Ilze Scamparini — O senhor participou ativamente do Grupo 63,
neovanguardista que negava, violentamente, a trama na literatura. Mas o que
aconteceu com a sua narrativa, que recupera a centralidade da trama?
Umberto Eco — Aconteceu que
já em 1965 — ou seja, o grupo se chamava 63 porque fez a primeira reunião em
1963. Mas já em 1965, teve um encontro onde dissemos que tudo bem, que era
preciso retornar à narrativa. Uma outra narrativa, diferente daquela do tempo
de Robbe-Grillet, o novo romance e toda essa forma nova de narrativa. A verdade
é que aquilo que mais tarde foi chamado de Modernismo chegou à página branca,
ao quadro monocromático, à cena vazia, ao silêncio musical. Ou seja, alcançou
um ponto de destruição da linguagem anterior...
Ilze Scamparini — Que era necessário voltar atrás.
Umberto Eco — Ou então, não
se poderia. Depois do quadro branco, não se podia fazer nada a mais ou a menos.
Então, houve um retorno, no sentido de revisitar as formas tradicionais e modo
irônico, meta-linguagem, e tantas coisas sobre as quais podemos falar. Eu
acredito que não poderia ter escrito os meus romances se não tivesse passado
pela experiência do Grupo 63.
Ilze Scamparini — O senhor afirmou que Tomás de Aquino,
milagrosamente, o ajudou a curar-se da fé. O que resta, professor, apenas a fé
no homem?
Umberto Eco — Não disse
isso...
Ilze Scamparini — Não? É um outro caso de mau jornalismo?

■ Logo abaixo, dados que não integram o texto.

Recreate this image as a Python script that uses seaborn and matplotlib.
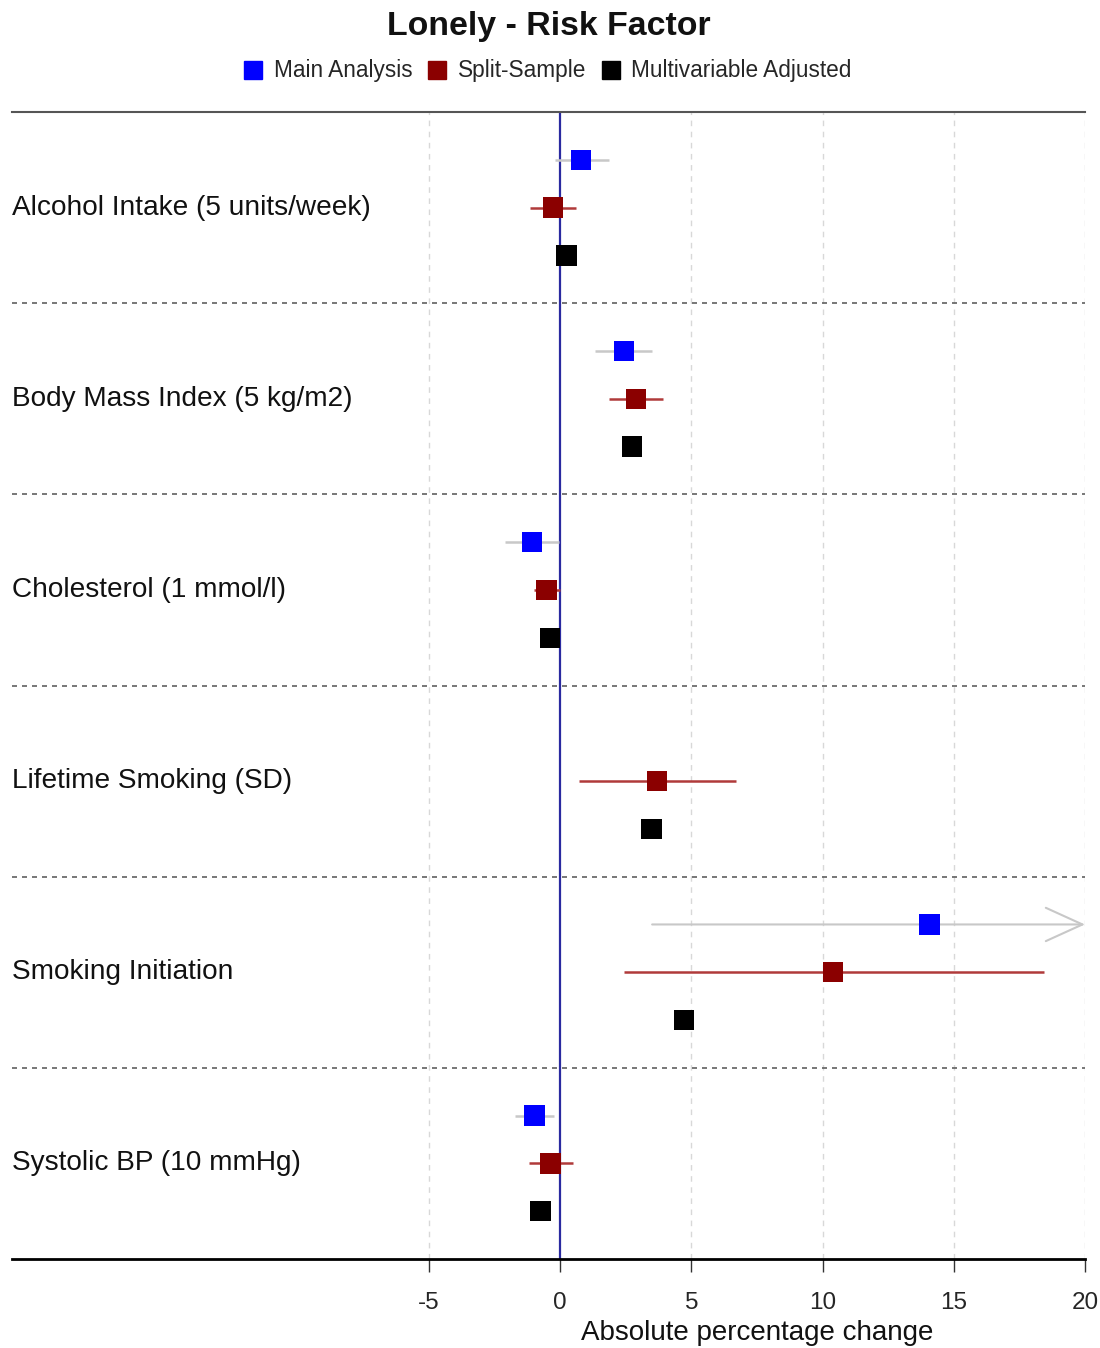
import numpy as np
import pandas as pd
import matplotlib
matplotlib.use("Agg")
import matplotlib.pyplot as plt
import matplotlib.transforms as mtransforms
from matplotlib.lines import Line2D
import seaborn as sns

# ---------------- data ----------------
factors = ["Alcohol Intake (5 units/week)", "Body Mass Index (5 kg/m2)",
           "Cholesterol (1 mmol/l)", "Lifetime Smoking (SD)",
           "Smoking Initiation", "Systolic BP (10 mmHg)"]
analyses = ["Main Analysis", "Split-Sample", "Multivariable Adjusted"]

main_est = [0.80, 2.42, -1.08, np.nan, 14.07, -0.98]
main_lo = [-0.19, 1.34, -2.10, np.nan, 3.50, -1.72]
main_hi = [1.84, 3.50, -0.06, np.nan, 25.0, -0.25]

split_est = [-0.29, 2.88, -0.53, 3.69, 10.39, -0.38]
split_lo = [-1.17, 1.87, -1.02, 0.70, 2.42, -1.21]
split_hi = [0.61, 3.90, 0.00, 6.68, 18.45, 0.47]

multi_est = [0.24, 2.74, -0.39, 3.47, 4.72, -0.76]
multi_lo = [0.00, 2.50, -0.60, 3.20, 4.45, -1.00]
multi_hi = [0.48, 2.98, -0.18, 3.74, 4.99, -0.52]

xticks = [-5, 0, 5, 10, 15, 20]
title = "Lonely - Risk Factor"
xlabel = "Absolute percentage change"

colors = {"Main Analysis": "#0000FF", "Split-Sample": "#8B0000",
          "Multivariable Adjusted": "#000000"}
ci_colors = {"Main Analysis": "#C8C8C8", "Split-Sample": "#B03A3A",
             "Multivariable Adjusted": "#000000"}

rows = []
for a_i, (a, est, lo, hi) in enumerate(zip(
        analyses,
        [main_est, split_est, multi_est],
        [main_lo, split_lo, multi_lo],
        [main_hi, split_hi, multi_hi])):
    for g, f in enumerate(factors):
        rows.append(dict(factor=f, analysis=a, est=est[g], lo=lo[g], hi=hi[g],
                         y=g * 4 + 1 + a_i))
df = pd.DataFrame(rows)

# ---------------- plot ----------------
sns.set_theme(style="white")
plt.rcParams["font.family"] = ["Liberation Sans", "DejaVu Sans"]

fig = plt.figure(figsize=(11, 13.48), dpi=100)
ax = fig.add_axes([12 / 1100, 1 - 1259 / 1348, (1085 - 12) / 1100, (1259 - 112) / 1348])

XMIN, XMAX = -20.9, 20.0
ax.set_xlim(XMIN, XMAX)
ax.set_ylim(len(factors) * 4, 0)

# vertical gridlines
for t in xticks:
    if t == 0:
        continue
    ax.axvline(t, color="#D8D8D8", lw=1.0, ls=(0, (4, 4)), zorder=0)
ax.axvline(0, color="#2A2AA0", lw=1.6, zorder=1)

# group separators
for g in range(1, len(factors)):
    ax.axhline(g * 4, color="#606060", lw=1.2, ls=(0, (3, 3)), zorder=0)

# confidence intervals
for _, r in df.dropna(subset=["est"]).iterrows():
    c = ci_colors[r["analysis"]]
    if r["hi"] > XMAX:
        ax.annotate("", xy=(XMAX, r["y"]), xytext=(r["lo"], r["y"]),
                    arrowprops=dict(arrowstyle="->,head_length=2.2,head_width=1.0",
                                    color=c, lw=1.5, shrinkA=0, shrinkB=0),
                    zorder=2)
    else:
        ax.hlines(r["y"], r["lo"], r["hi"], color=c, lw=1.8, zorder=2)

sns.scatterplot(data=df.dropna(subset=["est"]), x="est", y="y", hue="analysis",
                hue_order=analyses, palette=colors, marker="s", s=215,
                linewidth=0, ax=ax, legend=False, zorder=3)

# factor labels
trans = mtransforms.blended_transform_factory(ax.transAxes, ax.transData)
for g, f in enumerate(factors):
    ax.text(0.0, g * 4 + 2, f, transform=trans, ha="left", va="center",
            fontsize=20.2, color="#111111")

# axes styling
for s in ["left", "right"]:
    ax.spines[s].set_visible(False)
ax.spines["bottom"].set_color("black")
ax.spines["bottom"].set_linewidth(2.0)
ax.spines["top"].set_color("#555555")
ax.spines["top"].set_linewidth(1.5)
ax.set_yticks([])
ax.set_xticks(xticks)
ax.set_xticklabels([str(t) for t in xticks], fontsize=17.5)
ax.tick_params(axis="x", direction="out", length=9, width=1, color="#333333",
               pad=15, bottom=True)
ax.set_xlabel("")
ax.set_ylabel("")
xtrans = mtransforms.blended_transform_factory(ax.transData, fig.transFigure)
ax.text((xticks[0] + xticks[-1]) / 2, 1 - 1333 / 1348, xlabel, transform=xtrans,
        ha="center", va="center", fontsize=20, color="#111111")

fig.text(0.499, 1 - 27 / 1348, title, ha="center", va="center",
         fontsize=24.4, fontweight="bold", color="#111111")

handles = [Line2D([0], [0], marker="s", ls="", color=colors[a], markersize=13)
           for a in analyses]
fig.legend(handles, analyses, loc="center", bbox_to_anchor=(0.497, 1 - 71 / 1348),
           ncol=3, frameon=False, fontsize=16.3, handletextpad=0.4,
           columnspacing=0.6, handlelength=1.0)

fig.savefig("out.png", dpi=100)
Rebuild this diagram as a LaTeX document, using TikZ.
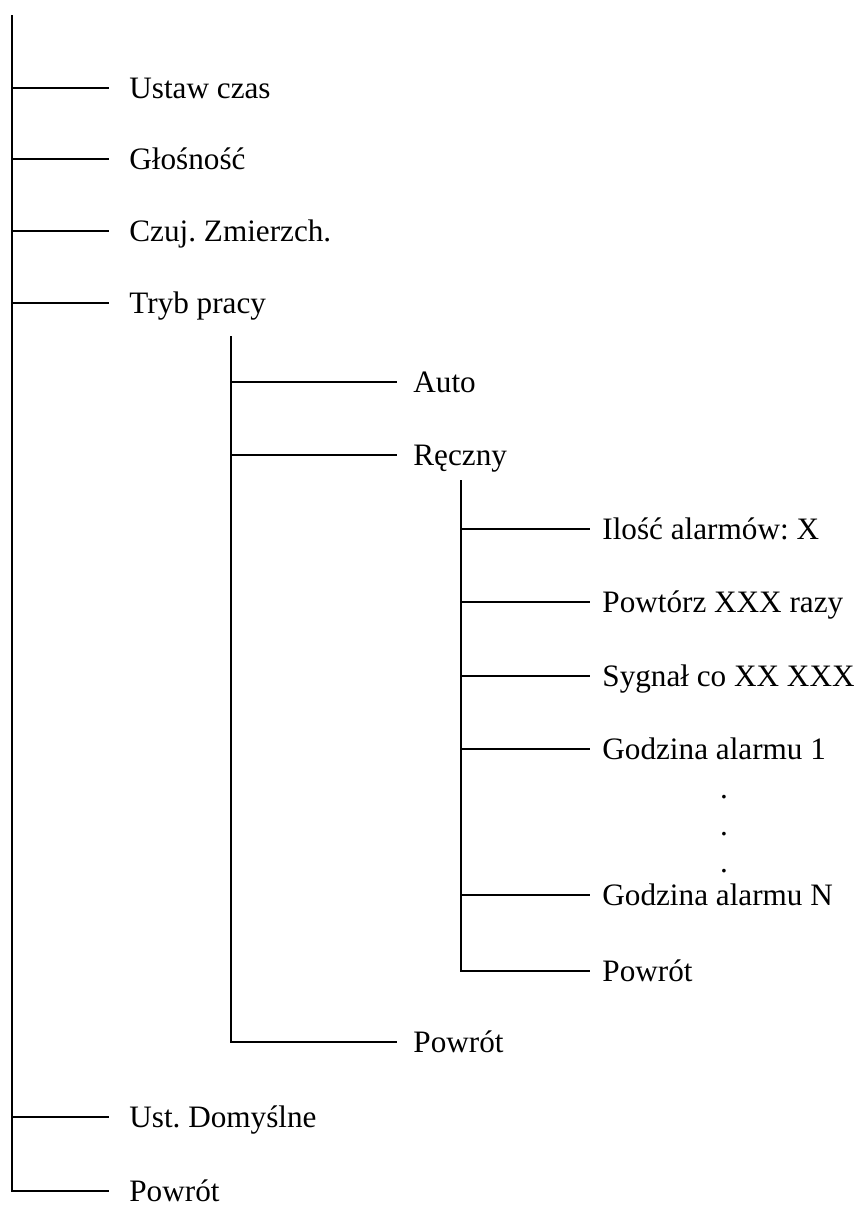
\documentclass[tikz,border=0pt]{standalone}
\usepackage{fontspec}
\setmainfont{Liberation Serif}
\usetikzlibrary{positioning}

\begin{document}
\frenchspacing
\begin{tikzpicture}[
    x=0.5pt, y=-0.5pt,
    item/.style={anchor=west, inner xsep=10pt, inner ysep=0pt,
        text height=10.3pt, text depth=0pt,
        font=\fontsize{15.6}{19}\selectfont},
    subitem/.style={item, inner xsep=8pt},
    subsubitem/.style={item, inner xsep=6pt},
    gap/.style={inner sep=0pt, font=\fontsize{15.6}{19}\selectfont},
    tree/.style={line width=1pt},
]
\useasboundingbox (0,0) rectangle (864,1205);

% main menu
\coordinate (root) at (12,15);
\node[item] (ustaw) at (109,88) {Ustaw czas};
\node[item] (glos) at (109,159) {Głośność};
\node[item] (czuj) at (109,231) {Czuj. Zmierzch.};
\node[item] (tryb) at (109,303) {Tryb pracy};
\node[item] (domysl) at (109,1117) {Ust. Domyślne};
\node[item] (powrotA) at (109,1191) {Powrót};

% tryb pracy
\coordinate (trybroot) at (231,336);
\node[subitem] (auto) at (397,382) {Auto};
\node[subitem] (reczny) at (397,455) {Ręczny};
\node[subitem] (powrotB) at (397,1042) {Powrót};

% reczny
\coordinate (recznyroot) at (461,480);
\node[subsubitem] (ilosc) at (590,529) {Ilość alarmów: X};
\node[subsubitem] (powtorz) at (590,602) {Powtórz XXX razy};
\node[subsubitem] (sygnal) at (590,676) {Sygnał co XX XXX};
\node[subsubitem] (godz1) at (590,749) {Godzina alarmu 1};
\node[subsubitem] (godzN) at (590,895) {Godzina alarmu N};
\node[subsubitem] (powrotC) at (590,971) {Powrót};
\foreach \i/\y in {1/797,2/834,3/871}
    \node[gap] (dot\i) at (724,\y) {.};

\foreach \n in {ustaw,glos,czuj,tryb,domysl}
    \draw[tree] (root |- \n.west) -- (\n.west);
\draw[tree] (root) |- (powrotA.west);

\foreach \n in {auto,reczny}
    \draw[tree] (trybroot |- \n.west) -- (\n.west);
\draw[tree] (trybroot) |- (powrotB.west);

\foreach \n in {ilosc,powtorz,sygnal,godz1,godzN}
    \draw[tree] (recznyroot |- \n.west) -- (\n.west);
\draw[tree] (recznyroot) |- (powrotC.west);
\end{tikzpicture}
\end{document}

Umberto Eco — Eu disse que,
gradativamente, comecei os estudos de São Tomás enquanto era um crente e
terminei porque já estava abandonando a fé. Não porque havia sido inspirado por
São Tomás. Mas também porque, mesmo quando se faz um trabalho histórico,
objetivo, sobre este personagem, projetei o mundo dele à distância para
observar com o olhar crítico da história. Não era mais o meu mundo. Era o mundo
dele. Mas não é culpa dele. Estive há pouco tempo no quarto onde ele morreu, em
Fossanova. Participei de um congresso sobre a vida de São Tomás e continuo
fascinado pelo gorducho.
Ilze Scamparini — E como o senhor, um autor de um estudo sobre
Tomás de Aquino, estudioso dos meios de comunicação, vê um Papa comunicador
como Francisco?
Umberto Eco — Bem, eu o
vejo como extrema simpatia. Não por acaso é um jesuíta sul-americano. E não é
argentino, é paraguaio. Eram os jesuítas das missões, dos seiscentos, que
armaram os índios contra os espanhóis. Para mim, é assim. Ele veio deste mundo
ali. Não dos jesuítas reacionários franceses dos oitocentos. Mas dos jesuítas
um pouco revolucionários, paraguaios, dos seiscentos. E, então, assim nasce
esse personagem bastante singular.
Ilze Scamparini — Um papa um pouco laico, não?
Umberto Eco — Em suma...
Ilze Scamparini — Mais que os outros...
Umberto Eco — Ele não tem
uma visão de talibã.
Ilze Scamparini — Muito bem. Muito obrigada, professor.